[Rows from a dataset]
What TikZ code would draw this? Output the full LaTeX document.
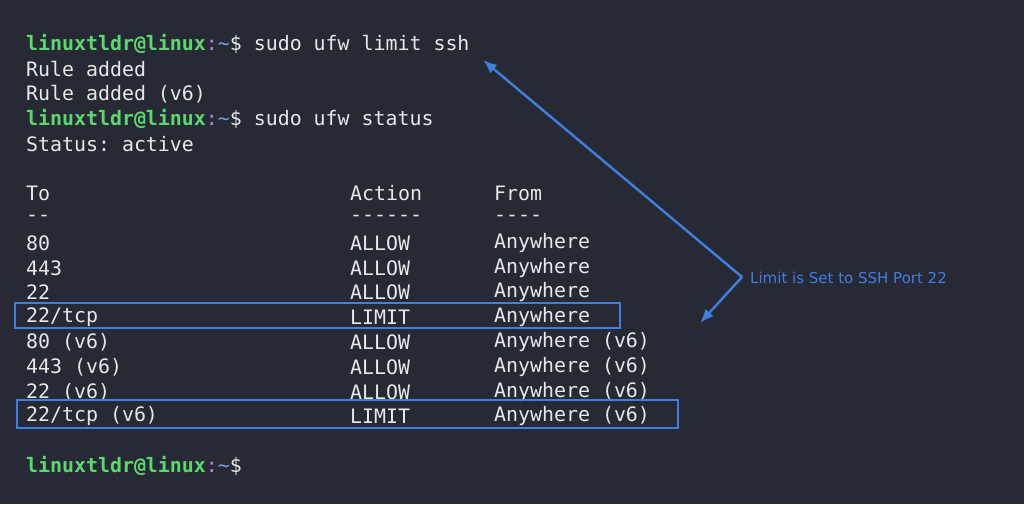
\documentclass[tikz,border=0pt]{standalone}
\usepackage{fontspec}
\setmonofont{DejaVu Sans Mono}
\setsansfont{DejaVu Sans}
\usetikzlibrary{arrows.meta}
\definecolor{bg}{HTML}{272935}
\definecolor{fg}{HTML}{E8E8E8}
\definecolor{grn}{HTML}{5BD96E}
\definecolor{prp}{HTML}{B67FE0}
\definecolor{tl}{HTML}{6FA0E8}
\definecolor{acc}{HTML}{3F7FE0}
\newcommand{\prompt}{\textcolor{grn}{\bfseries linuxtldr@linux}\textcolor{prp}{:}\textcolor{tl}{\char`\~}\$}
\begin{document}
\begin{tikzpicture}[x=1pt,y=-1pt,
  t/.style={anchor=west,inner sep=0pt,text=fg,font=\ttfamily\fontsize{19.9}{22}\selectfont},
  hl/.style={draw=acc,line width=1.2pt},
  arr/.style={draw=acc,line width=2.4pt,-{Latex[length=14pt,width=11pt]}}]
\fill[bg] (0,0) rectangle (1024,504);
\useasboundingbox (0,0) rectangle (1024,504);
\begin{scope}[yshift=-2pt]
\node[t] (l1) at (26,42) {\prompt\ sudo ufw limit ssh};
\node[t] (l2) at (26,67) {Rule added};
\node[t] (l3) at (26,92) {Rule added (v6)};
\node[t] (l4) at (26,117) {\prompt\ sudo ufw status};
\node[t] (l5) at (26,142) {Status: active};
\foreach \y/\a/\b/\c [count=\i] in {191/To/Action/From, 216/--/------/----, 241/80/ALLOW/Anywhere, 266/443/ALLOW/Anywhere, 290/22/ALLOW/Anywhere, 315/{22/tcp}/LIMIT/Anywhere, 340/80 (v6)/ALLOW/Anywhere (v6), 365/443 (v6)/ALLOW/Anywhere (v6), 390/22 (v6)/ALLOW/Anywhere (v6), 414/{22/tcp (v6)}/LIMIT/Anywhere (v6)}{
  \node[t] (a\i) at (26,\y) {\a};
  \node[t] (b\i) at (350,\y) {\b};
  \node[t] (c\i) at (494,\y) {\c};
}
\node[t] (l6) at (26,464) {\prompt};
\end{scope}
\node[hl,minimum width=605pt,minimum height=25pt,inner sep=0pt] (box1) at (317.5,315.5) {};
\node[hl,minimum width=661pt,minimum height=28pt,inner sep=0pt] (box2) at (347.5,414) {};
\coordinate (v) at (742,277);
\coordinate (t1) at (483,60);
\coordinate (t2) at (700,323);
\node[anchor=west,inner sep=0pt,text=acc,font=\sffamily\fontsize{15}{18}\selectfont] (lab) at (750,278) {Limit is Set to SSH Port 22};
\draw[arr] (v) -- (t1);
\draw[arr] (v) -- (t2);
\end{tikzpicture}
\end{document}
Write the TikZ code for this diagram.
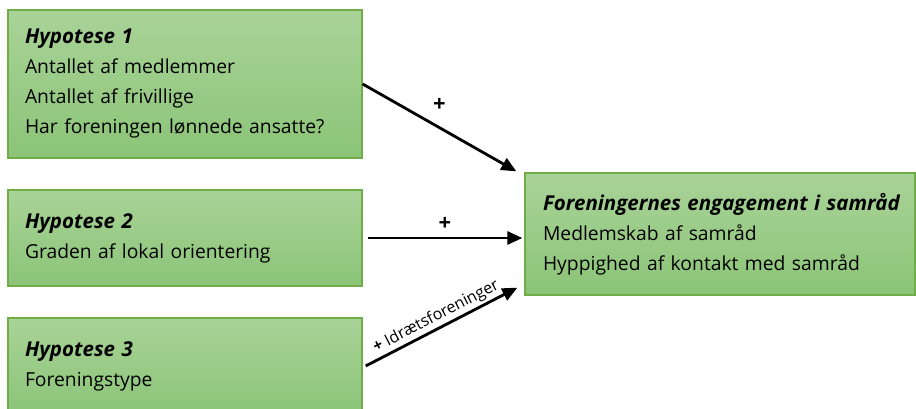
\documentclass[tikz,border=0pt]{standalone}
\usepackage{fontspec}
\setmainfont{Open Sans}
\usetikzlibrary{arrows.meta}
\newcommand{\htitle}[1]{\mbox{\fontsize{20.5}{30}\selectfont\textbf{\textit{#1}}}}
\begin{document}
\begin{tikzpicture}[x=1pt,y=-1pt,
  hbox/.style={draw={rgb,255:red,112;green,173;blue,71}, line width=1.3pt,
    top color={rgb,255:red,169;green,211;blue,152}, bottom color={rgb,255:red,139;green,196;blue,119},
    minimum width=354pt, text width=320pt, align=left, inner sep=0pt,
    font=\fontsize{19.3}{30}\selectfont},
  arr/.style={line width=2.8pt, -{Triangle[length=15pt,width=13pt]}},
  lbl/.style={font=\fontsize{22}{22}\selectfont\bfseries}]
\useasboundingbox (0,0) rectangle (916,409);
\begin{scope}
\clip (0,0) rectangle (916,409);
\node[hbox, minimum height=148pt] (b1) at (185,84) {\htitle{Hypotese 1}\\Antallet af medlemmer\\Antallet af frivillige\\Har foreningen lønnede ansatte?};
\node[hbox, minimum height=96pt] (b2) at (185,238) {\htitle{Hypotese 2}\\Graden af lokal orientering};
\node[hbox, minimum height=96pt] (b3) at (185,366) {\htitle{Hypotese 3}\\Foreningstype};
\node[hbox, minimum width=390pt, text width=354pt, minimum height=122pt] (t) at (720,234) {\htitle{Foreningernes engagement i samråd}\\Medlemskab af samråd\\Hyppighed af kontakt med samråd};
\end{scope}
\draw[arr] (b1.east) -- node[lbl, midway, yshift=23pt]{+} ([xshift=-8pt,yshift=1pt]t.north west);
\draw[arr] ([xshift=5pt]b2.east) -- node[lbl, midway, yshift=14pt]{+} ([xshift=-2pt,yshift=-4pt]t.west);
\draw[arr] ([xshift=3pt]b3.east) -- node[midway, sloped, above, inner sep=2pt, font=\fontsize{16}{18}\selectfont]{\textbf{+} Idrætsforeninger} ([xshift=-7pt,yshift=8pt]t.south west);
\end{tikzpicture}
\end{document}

*EXERCISE AIM*
Copy out the whole listing exactly, and don't carry over any pictures.

*RESULT BELOW*
What TikZ code would draw this? Output the full LaTeX document.
\documentclass[tikz,border=0pt]{standalone}
\usepackage{fontspec}
\setmonofont{DejaVu Sans Mono}
\setsansfont{DejaVu Sans}
\usetikzlibrary{arrows.meta}
\definecolor{bg}{HTML}{272935}
\definecolor{fg}{HTML}{E8E8E8}
\definecolor{grn}{HTML}{5BD96E}
\definecolor{prp}{HTML}{B67FE0}
\definecolor{tl}{HTML}{6FA0E8}
\definecolor{acc}{HTML}{3F7FE0}
\newcommand{\prompt}{\textcolor{grn}{\bfseries linuxtldr@linux}\textcolor{prp}{:}\textcolor{tl}{\char`\~}\$}
\begin{document}
\begin{tikzpicture}[x=1pt,y=-1pt,
  t/.style={anchor=west,inner sep=0pt,text=fg,font=\ttfamily\fontsize{19.9}{22}\selectfont},
  hl/.style={draw=acc,line width=1.2pt},
  arr/.style={draw=acc,line width=2.4pt,-{Latex[length=14pt,width=11pt]}}]
\fill[bg] (0,0) rectangle (1024,504);
\useasboundingbox (0,0) rectangle (1024,504);
\begin{scope}[yshift=-2pt]
\node[t] (l1) at (26,42) {\prompt\ sudo ufw limit ssh};
\node[t] (l2) at (26,67) {Rule added};
\node[t] (l3) at (26,92) {Rule added (v6)};
\node[t] (l4) at (26,117) {\prompt\ sudo ufw status};
\node[t] (l5) at (26,142) {Status: active};
\foreach \y/\a/\b/\c [count=\i] in {191/To/Action/From, 216/--/------/----, 241/80/ALLOW/Anywhere, 266/443/ALLOW/Anywhere, 290/22/ALLOW/Anywhere, 315/{22/tcp}/LIMIT/Anywhere, 340/80 (v6)/ALLOW/Anywhere (v6), 365/443 (v6)/ALLOW/Anywhere (v6), 390/22 (v6)/ALLOW/Anywhere (v6), 414/{22/tcp (v6)}/LIMIT/Anywhere (v6)}{
  \node[t] (a\i) at (26,\y) {\a};
  \node[t] (b\i) at (350,\y) {\b};
  \node[t] (c\i) at (494,\y) {\c};
}
\node[t] (l6) at (26,464) {\prompt};
\end{scope}
\node[hl,minimum width=605pt,minimum height=25pt,inner sep=0pt] (box1) at (317.5,315.5) {};
\node[hl,minimum width=661pt,minimum height=28pt,inner sep=0pt] (box2) at (347.5,414) {};
\coordinate (v) at (742,277);
\coordinate (t1) at (483,60);
\coordinate (t2) at (700,323);
\node[anchor=west,inner sep=0pt,text=acc,font=\sffamily\fontsize{15}{18}\selectfont] (lab) at (750,278) {Limit is Set to SSH Port 22};
\draw[arr] (v) -- (t1);
\draw[arr] (v) -- (t2);
\end{tikzpicture}
\end{document}
Write the TikZ code for this diagram.
\documentclass[tikz,border=0pt]{standalone}
\usepackage{fontspec}
\setmainfont{Open Sans}
\usetikzlibrary{arrows.meta}
\newcommand{\htitle}[1]{\mbox{\fontsize{20.5}{30}\selectfont\textbf{\textit{#1}}}}
\begin{document}
\begin{tikzpicture}[x=1pt,y=-1pt,
  hbox/.style={draw={rgb,255:red,112;green,173;blue,71}, line width=1.3pt,
    top color={rgb,255:red,169;green,211;blue,152}, bottom color={rgb,255:red,139;green,196;blue,119},
    minimum width=354pt, text width=320pt, align=left, inner sep=0pt,
    font=\fontsize{19.3}{30}\selectfont},
  arr/.style={line width=2.8pt, -{Triangle[length=15pt,width=13pt]}},
  lbl/.style={font=\fontsize{22}{22}\selectfont\bfseries}]
\useasboundingbox (0,0) rectangle (916,409);
\begin{scope}
\clip (0,0) rectangle (916,409);
\node[hbox, minimum height=148pt] (b1) at (185,84) {\htitle{Hypotese 1}\\Antallet af medlemmer\\Antallet af frivillige\\Har foreningen lønnede ansatte?};
\node[hbox, minimum height=96pt] (b2) at (185,238) {\htitle{Hypotese 2}\\Graden af lokal orientering};
\node[hbox, minimum height=96pt] (b3) at (185,366) {\htitle{Hypotese 3}\\Foreningstype};
\node[hbox, minimum width=390pt, text width=354pt, minimum height=122pt] (t) at (720,234) {\htitle{Foreningernes engagement i samråd}\\Medlemskab af samråd\\Hyppighed af kontakt med samråd};
\end{scope}
\draw[arr] (b1.east) -- node[lbl, midway, yshift=23pt]{+} ([xshift=-8pt,yshift=1pt]t.north west);
\draw[arr] ([xshift=5pt]b2.east) -- node[lbl, midway, yshift=14pt]{+} ([xshift=-2pt,yshift=-4pt]t.west);
\draw[arr] ([xshift=3pt]b3.east) -- node[midway, sloped, above, inner sep=2pt, font=\fontsize{16}{18}\selectfont]{\textbf{+} Idrætsforeninger} ([xshift=-7pt,yshift=8pt]t.south west);
\end{tikzpicture}
\end{document}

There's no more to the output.